▸ Written request:
Would you copy the records below, exactly and only from their first line through the line containing "import * as", without any pictures?
*** Given entries
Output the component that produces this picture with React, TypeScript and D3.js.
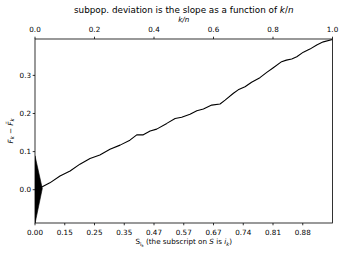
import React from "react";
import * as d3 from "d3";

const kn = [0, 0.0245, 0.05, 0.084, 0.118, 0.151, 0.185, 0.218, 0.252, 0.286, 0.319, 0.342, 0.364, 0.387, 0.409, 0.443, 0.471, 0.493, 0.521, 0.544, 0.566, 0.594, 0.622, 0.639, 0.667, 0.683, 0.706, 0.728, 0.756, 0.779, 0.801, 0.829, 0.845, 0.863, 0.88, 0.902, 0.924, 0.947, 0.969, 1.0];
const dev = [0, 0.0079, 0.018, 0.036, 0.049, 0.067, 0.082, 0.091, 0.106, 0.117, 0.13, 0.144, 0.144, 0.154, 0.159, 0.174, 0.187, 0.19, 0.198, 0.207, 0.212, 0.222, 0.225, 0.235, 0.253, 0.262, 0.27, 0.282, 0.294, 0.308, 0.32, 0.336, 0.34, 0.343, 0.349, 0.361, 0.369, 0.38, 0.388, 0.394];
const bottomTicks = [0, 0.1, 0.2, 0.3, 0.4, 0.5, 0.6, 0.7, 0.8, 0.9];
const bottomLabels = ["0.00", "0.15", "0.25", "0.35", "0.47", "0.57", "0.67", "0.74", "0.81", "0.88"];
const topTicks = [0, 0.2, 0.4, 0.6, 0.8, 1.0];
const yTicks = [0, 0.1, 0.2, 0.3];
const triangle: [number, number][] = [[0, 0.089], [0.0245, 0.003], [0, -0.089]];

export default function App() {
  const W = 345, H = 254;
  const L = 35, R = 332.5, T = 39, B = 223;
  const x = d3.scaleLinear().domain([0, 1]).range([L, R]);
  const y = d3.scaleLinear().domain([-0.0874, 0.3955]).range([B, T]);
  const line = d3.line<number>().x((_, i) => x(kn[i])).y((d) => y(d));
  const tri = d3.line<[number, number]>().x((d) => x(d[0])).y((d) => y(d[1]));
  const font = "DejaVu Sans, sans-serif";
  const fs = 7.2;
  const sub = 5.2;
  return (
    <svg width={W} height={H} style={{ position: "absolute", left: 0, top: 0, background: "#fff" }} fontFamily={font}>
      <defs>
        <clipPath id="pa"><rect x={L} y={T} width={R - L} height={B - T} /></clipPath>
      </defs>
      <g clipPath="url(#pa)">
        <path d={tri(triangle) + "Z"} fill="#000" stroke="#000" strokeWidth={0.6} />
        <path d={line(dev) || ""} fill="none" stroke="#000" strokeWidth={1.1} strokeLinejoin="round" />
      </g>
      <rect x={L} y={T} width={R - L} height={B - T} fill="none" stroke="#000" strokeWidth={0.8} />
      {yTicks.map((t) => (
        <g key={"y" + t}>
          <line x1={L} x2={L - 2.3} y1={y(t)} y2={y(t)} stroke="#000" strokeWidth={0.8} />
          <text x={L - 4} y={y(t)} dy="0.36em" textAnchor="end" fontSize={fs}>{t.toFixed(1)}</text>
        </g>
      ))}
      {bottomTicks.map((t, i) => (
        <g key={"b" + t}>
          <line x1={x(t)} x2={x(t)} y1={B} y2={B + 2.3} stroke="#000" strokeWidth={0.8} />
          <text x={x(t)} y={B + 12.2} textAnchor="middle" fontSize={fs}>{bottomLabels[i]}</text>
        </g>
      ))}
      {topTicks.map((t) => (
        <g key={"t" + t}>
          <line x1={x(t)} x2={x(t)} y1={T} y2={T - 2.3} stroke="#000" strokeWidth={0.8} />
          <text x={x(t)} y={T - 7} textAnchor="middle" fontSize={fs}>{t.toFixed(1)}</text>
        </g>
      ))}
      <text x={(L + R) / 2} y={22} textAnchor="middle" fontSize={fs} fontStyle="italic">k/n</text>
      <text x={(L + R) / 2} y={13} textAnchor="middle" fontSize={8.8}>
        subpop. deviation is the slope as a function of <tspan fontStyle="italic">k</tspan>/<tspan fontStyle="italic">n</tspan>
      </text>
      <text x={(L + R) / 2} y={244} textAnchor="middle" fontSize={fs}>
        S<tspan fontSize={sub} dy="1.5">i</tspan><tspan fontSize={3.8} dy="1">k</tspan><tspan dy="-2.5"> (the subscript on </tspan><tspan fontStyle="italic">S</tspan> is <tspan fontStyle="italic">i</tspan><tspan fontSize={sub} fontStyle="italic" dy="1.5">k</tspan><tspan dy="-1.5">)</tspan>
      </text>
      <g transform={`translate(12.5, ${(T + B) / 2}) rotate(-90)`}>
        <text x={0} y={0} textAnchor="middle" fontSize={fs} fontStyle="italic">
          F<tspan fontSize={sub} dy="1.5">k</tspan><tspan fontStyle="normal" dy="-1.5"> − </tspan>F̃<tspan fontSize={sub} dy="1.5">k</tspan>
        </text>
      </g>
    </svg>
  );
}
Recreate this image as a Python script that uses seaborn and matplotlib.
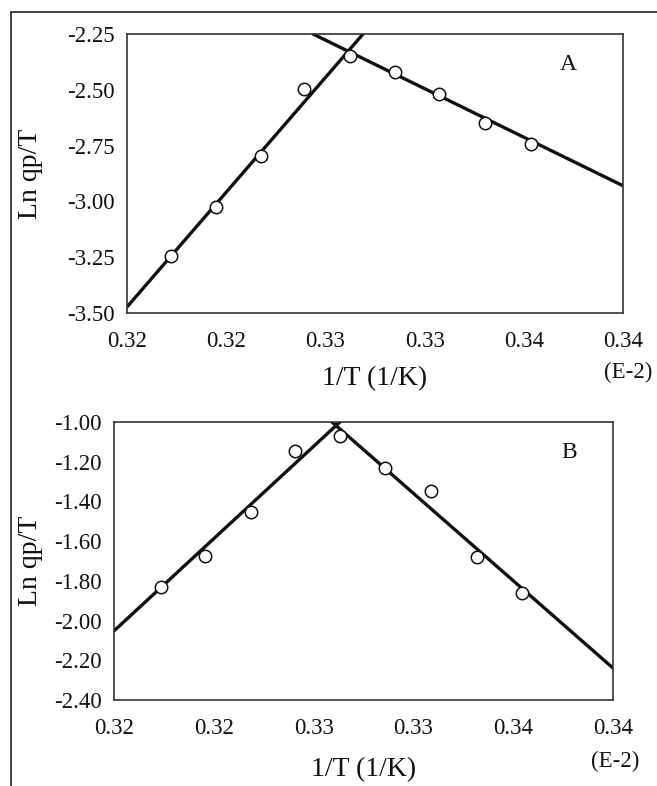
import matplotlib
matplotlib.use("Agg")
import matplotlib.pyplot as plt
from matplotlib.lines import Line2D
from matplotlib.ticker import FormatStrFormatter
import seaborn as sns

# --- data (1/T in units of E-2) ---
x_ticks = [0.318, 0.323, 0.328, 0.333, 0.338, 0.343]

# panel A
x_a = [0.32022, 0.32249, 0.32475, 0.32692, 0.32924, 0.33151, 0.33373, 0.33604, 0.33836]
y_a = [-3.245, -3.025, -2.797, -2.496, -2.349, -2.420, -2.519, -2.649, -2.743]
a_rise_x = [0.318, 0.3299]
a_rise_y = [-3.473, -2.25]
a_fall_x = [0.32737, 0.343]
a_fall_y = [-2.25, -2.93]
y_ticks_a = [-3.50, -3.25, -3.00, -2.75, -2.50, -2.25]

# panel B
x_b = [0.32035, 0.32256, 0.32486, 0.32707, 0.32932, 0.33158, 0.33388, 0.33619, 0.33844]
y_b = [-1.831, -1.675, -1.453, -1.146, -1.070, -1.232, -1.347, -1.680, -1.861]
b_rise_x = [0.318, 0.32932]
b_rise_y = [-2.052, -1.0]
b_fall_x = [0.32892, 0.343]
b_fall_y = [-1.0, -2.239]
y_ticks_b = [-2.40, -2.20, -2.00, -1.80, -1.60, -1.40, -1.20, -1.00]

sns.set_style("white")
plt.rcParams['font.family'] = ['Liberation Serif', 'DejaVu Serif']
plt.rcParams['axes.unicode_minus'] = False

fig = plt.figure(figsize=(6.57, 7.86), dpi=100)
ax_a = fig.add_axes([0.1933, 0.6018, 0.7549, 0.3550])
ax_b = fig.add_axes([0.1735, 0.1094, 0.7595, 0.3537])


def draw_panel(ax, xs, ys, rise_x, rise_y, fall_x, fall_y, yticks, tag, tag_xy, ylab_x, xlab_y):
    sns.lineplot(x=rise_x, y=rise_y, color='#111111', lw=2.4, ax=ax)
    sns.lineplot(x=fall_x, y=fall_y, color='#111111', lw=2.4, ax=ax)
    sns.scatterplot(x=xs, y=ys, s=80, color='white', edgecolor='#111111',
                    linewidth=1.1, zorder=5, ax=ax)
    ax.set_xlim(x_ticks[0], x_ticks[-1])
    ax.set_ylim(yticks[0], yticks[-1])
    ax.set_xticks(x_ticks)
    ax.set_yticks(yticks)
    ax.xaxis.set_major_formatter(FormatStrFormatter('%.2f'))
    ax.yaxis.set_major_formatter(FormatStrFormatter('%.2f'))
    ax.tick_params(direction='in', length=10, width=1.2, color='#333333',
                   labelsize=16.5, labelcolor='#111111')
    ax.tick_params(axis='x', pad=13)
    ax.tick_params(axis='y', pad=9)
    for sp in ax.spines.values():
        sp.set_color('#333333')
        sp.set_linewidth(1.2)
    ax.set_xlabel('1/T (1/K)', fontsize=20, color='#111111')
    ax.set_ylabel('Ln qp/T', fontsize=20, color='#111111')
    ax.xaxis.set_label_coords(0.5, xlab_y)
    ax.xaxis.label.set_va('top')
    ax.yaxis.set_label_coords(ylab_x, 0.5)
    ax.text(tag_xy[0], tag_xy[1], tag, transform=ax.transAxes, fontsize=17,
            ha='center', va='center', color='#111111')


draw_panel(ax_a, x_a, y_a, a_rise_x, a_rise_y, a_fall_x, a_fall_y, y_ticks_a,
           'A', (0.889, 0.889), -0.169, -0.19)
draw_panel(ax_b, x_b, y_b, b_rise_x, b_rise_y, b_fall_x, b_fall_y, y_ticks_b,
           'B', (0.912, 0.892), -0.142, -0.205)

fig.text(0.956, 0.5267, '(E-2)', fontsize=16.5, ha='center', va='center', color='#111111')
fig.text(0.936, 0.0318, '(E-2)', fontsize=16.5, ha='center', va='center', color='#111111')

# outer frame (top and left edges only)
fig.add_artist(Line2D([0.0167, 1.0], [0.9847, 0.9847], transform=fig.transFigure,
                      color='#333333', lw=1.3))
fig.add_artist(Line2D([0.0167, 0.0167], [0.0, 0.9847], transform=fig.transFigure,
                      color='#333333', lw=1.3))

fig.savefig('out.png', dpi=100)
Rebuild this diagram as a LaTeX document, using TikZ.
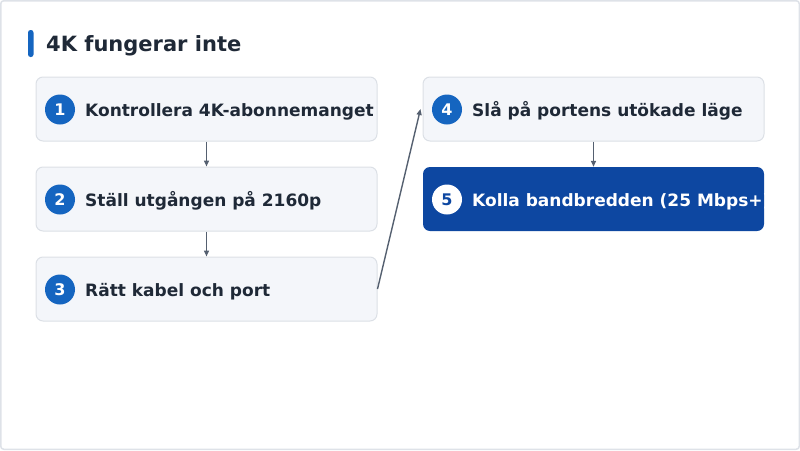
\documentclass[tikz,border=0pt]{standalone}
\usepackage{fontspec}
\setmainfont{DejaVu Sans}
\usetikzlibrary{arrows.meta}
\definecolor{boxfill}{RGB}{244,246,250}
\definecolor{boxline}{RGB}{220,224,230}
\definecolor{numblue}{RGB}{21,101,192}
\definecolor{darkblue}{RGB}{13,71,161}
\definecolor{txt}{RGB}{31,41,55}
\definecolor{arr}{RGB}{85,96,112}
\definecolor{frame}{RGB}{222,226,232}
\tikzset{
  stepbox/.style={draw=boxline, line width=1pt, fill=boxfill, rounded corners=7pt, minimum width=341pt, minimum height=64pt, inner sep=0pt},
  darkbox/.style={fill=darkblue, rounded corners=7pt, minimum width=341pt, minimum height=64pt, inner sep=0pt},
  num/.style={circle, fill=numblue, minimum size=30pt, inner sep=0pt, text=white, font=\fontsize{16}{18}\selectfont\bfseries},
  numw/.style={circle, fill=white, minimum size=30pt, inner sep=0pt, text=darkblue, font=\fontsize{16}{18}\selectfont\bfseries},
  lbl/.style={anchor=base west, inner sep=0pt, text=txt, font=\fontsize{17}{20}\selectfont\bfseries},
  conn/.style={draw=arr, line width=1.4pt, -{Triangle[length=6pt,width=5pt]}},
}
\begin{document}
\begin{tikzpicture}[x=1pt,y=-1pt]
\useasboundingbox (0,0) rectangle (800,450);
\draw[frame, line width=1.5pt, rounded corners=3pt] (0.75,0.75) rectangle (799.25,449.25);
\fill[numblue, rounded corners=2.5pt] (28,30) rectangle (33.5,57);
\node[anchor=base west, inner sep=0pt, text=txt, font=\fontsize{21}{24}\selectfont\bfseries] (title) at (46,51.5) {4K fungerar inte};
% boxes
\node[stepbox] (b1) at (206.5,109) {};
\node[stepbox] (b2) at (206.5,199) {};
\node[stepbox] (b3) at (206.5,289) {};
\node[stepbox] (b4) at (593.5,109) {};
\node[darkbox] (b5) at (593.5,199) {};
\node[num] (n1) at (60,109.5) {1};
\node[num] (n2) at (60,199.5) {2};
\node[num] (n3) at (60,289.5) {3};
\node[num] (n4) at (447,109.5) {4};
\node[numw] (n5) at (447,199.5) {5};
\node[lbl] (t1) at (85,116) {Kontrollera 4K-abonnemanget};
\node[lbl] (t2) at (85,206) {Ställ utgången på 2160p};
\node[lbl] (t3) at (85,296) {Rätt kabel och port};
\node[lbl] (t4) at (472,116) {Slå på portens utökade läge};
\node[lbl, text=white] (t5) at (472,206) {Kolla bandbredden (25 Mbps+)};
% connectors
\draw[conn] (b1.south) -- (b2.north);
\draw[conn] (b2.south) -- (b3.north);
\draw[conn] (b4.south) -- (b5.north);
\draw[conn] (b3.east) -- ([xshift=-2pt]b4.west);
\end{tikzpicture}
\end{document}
******
▸ Reply:
Output the component that produces this picture with React, TypeScript and D3.js.
import React from "react";
import * as d3 from "d3";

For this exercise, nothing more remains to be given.